Drivers on Cunningham Road near Hallsdale Powell Utility District’s headquarters may have seen some impressive growth on top of the building this summer. But never fear, that’s just the green roof showing its true colors.
HPUD president Darren Cardwell said the green, or vegetative, roof was installed when the headquarters was built back in 2010 with the aim of soaking up some of the stormwater that hits the roof, filtering it and slowing it down before it goes into the local watershed. It also helps with insulating the building.
It’s not supposed to get so tall, though. The shallow soil is mostly populated with low-growing sedum plants, but wind and birds bring seeds from other sources, so the roof requires some maintenance.
“If you’re not careful, you’ll get trees growing up here,” said Cardwell. “You can’t just build it and walk away.”
But it’s also served as a demonstration roof for folks thinking about adding green roofs to their own facilities. In fact, Cardwell said visitors from several utilities have toured the building to get ideas for their own headquarters.
“We get a lot of good comments,” he said. “We’re very proud of this building, and I try to take care of it.”
Other stormwater infrastructure items, particularly the rain gardens and bioretention ponds around the headquarters, have attracted a brand-new HPUD team member, the front door greeter duck affectionately named Aflac. According to Cardwell, the duck “showed up” last December and hasn’t shown any inclination to leave. That might be because HPUD staffers feed him … or maybe he’s waiting to make it big in utility management.
On a serious note, Cardwell said things have calmed down for HPUD since widespread public outcry against rate increases a few years back. He and the HPUD staff have made an effort to educate the public about what the utility does with their money. He’s hosting an HPUD citizens academy twice a year, inviting folks in for lunch-and-learn, plus tours of HPUD facilities. Staff training is also a factor, with a focus on customer service for the front office staff and field crews.
“We know that rates are not what people would like them to be, but we try to give everybody good service for what they’re paying for,” Cardwell said.
With Commissioner Bob Crye’s term almost up, HPUD’s board just finished taking applications to fill that seat. The three recommendations they sent to Knox County Mayor Tim Burchett for approval are Crye, Matthew Paul Peters of Knoxville Police Department, and Gerald W. McGee, a former alderman for Town of Arlington in West Tennessee.

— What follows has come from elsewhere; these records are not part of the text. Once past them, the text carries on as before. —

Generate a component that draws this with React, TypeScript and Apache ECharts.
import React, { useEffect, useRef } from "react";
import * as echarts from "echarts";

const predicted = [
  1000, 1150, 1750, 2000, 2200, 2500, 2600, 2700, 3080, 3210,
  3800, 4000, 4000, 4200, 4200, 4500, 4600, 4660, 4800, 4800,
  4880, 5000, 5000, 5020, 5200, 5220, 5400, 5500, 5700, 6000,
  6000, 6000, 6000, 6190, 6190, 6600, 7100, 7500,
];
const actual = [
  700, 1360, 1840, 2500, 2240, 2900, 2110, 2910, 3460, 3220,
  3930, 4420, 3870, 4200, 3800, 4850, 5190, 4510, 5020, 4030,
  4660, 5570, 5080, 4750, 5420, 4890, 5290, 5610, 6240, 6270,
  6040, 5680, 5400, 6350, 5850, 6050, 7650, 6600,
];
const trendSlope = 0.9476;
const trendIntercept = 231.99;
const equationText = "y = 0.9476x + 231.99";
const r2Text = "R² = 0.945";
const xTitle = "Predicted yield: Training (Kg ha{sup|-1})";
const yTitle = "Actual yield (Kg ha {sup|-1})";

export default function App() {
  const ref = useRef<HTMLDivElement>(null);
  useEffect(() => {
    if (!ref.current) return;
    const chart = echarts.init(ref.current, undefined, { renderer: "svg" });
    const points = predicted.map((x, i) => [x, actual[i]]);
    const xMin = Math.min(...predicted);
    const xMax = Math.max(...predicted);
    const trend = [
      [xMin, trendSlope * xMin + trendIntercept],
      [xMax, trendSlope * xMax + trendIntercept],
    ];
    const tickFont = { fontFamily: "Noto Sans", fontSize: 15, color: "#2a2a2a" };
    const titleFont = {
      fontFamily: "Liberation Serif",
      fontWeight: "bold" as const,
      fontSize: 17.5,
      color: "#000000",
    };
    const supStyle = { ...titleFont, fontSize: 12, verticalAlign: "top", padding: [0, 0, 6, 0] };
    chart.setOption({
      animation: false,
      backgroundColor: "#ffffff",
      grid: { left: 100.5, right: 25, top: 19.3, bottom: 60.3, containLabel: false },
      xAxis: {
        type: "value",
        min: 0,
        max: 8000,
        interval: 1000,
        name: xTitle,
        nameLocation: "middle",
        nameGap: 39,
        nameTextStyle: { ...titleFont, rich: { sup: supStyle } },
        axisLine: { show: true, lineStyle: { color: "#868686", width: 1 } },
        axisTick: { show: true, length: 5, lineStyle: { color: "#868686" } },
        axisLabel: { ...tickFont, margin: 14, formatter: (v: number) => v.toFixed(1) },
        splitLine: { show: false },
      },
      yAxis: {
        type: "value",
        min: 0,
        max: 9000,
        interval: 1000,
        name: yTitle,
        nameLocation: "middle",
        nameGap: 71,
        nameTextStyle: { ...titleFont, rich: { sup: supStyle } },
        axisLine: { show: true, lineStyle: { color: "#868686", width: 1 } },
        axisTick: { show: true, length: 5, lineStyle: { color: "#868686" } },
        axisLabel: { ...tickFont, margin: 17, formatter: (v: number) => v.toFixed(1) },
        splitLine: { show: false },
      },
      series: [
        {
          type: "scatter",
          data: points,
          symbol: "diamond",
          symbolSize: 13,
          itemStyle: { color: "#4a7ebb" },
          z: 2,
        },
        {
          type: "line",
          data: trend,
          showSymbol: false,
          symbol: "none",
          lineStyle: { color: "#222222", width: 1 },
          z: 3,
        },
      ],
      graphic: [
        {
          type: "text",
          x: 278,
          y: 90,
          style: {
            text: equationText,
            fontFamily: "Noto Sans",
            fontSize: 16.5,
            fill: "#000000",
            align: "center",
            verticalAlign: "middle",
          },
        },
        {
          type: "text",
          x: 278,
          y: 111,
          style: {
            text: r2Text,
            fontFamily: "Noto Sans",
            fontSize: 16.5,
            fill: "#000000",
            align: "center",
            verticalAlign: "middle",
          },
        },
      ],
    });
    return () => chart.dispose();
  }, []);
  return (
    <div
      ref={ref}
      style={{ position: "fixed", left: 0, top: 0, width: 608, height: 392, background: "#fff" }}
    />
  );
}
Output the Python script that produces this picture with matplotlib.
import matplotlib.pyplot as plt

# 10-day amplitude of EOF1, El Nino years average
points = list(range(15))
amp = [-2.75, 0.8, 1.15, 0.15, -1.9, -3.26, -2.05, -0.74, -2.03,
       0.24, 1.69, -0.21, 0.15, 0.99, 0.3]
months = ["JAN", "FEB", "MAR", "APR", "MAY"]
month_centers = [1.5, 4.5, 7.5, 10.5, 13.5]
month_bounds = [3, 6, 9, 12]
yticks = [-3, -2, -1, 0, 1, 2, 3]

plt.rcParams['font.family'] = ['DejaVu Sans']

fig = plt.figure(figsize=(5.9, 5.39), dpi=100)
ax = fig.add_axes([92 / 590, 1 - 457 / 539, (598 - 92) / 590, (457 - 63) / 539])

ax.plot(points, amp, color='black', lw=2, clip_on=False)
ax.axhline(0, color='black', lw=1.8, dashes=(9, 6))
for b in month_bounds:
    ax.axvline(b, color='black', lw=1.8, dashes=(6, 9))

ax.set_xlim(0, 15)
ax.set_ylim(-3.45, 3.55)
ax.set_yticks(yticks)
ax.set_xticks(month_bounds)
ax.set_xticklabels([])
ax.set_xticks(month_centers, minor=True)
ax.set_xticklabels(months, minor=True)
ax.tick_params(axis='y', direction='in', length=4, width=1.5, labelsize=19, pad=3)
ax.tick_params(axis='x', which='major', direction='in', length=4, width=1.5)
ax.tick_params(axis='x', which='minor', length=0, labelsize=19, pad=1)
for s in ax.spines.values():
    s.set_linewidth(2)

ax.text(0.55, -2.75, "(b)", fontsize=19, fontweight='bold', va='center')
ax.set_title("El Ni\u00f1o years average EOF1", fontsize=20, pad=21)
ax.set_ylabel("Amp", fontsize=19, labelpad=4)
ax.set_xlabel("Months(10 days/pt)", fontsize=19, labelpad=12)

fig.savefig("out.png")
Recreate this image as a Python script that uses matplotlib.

Projects right now include relocating sewer lines where Emory Road meets Thompson School Road and Fairvew Road in preparation for TDOT work on the intersection, replacing water lines at Bell’s Campground, and the beginnings of a $4 million sewer rehabilitation project scattered all over the district.
Also on the books is a project that Cardwell calls, “one of the largest pipeline projects Hallsdale Powell has ever done,” upsizing the sewer interceptor at the Beaver Creek wastewater plant. HPUD is in the process of getting the right-of-way for that project.